- British release poster
- Directed by: Ken Loach
- Written by: Paul Laverty
- Produced by: Rebecca O'Brien
- Starring: Dave Johns; Hayley Squires;
- Cinematography: Robbie Ryan
- Edited by: Jonathan Morris
- Music by: George Fenton
- Production companies: BBC Films; Wild Bunch; Sixteen Films; Why Not Productions;
- Distributed by: British Film Institute; Entertainment One (United Kingdom); Le Pacte (France);
- Release dates: 13 May 2016 (Cannes); 21 October 2016 (United Kingdom);
- Running time: 100 minutes
- Country: United Kingdom;
- Language: English
- Box office: $15.8 million

= I, Daniel Blake =

2016 film by Ken Loach

I, Daniel Blake is a 2016 British drama film written by Paul Laverty and directed by Ken Loach. The film stars Dave Johns as Daniel Blake, a middle-aged man who is denied Employment and Support Allowance despite being declared unfit to work by his doctor. Hayley Squires co-stars as Katie, a struggling single mother whom Daniel befriends.

I, Daniel Blake won the Palme d'Or at the 2016 Cannes Film Festival, the Prix du public at the 2016 Locarno International Film Festival, and the 2017 BAFTA Award for Outstanding British Film.

==Plot==
Daniel Blake, a widowed 59-year-old joiner from Newcastle, has had a heart attack.
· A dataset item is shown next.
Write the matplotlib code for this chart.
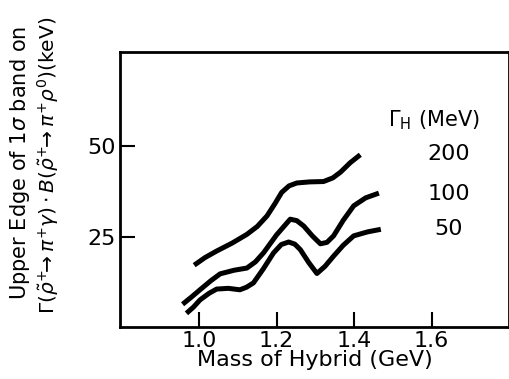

Though his doctor has not allowed him to return to work, he is deemed fit to do so after a Work Capability Assessment and is denied Employment and Support Allowance. Daniel is frustrated to learn that his doctor was not contacted about this decision and thus applies for an appeal, a process Daniel finds difficult because he must complete forms online and is not computer literate.

Daniel befriends Katie Morgan, a single mother, after she is sanctioned for arriving late to her Jobcentre appointment. Katie and her children have just moved to Newcastle from a homeless shelter in London, as there is no affordable accommodation. Daniel helps the family by repairing objects, teaching them how to heat rooms without electricity, and crafting wooden toys for the children.

During a food bank visit, Katie breaks down crying, having become overwhelmed by hunger due to feeding her children instead of herself. After she is caught shoplifting at a supermarket, a security guard secretly offers Katie work as a prostitute. Daniel surprises her at the brothel where she goes to work and begs her to give up the job, but Katie tearfully insists she has no other way to feed her children.

As a condition for receiving Jobseeker's Allowance, Daniel must keep looking for work. He refuses a job at a garden centre because his doctor will not allow him to work yet. When his work coach tells him he must work harder to find a job or be sanctioned, Daniel spray paints "I, Daniel Blake, demand my appeal date before I starve" on the side of the building. Daniel earns the support of bystanders, including other people claiming benefits, but is arrested and cautioned by the police.

Daniel sells most of his belongings and becomes a recluse but is pulled out of his depression by Katie's daughter, Daisy, who brings him a homemade meal to repay Daniel for his kindness. On the day of Daniel's appeal, Katie accompanies him to the tribunal, where a welfare adviser tells Daniel that his case looks promising. Upon seeing the judge and doctor who will decide his fate, Daniel becomes anxious and excuses himself to use the toilet, where he suffers another heart attack and dies.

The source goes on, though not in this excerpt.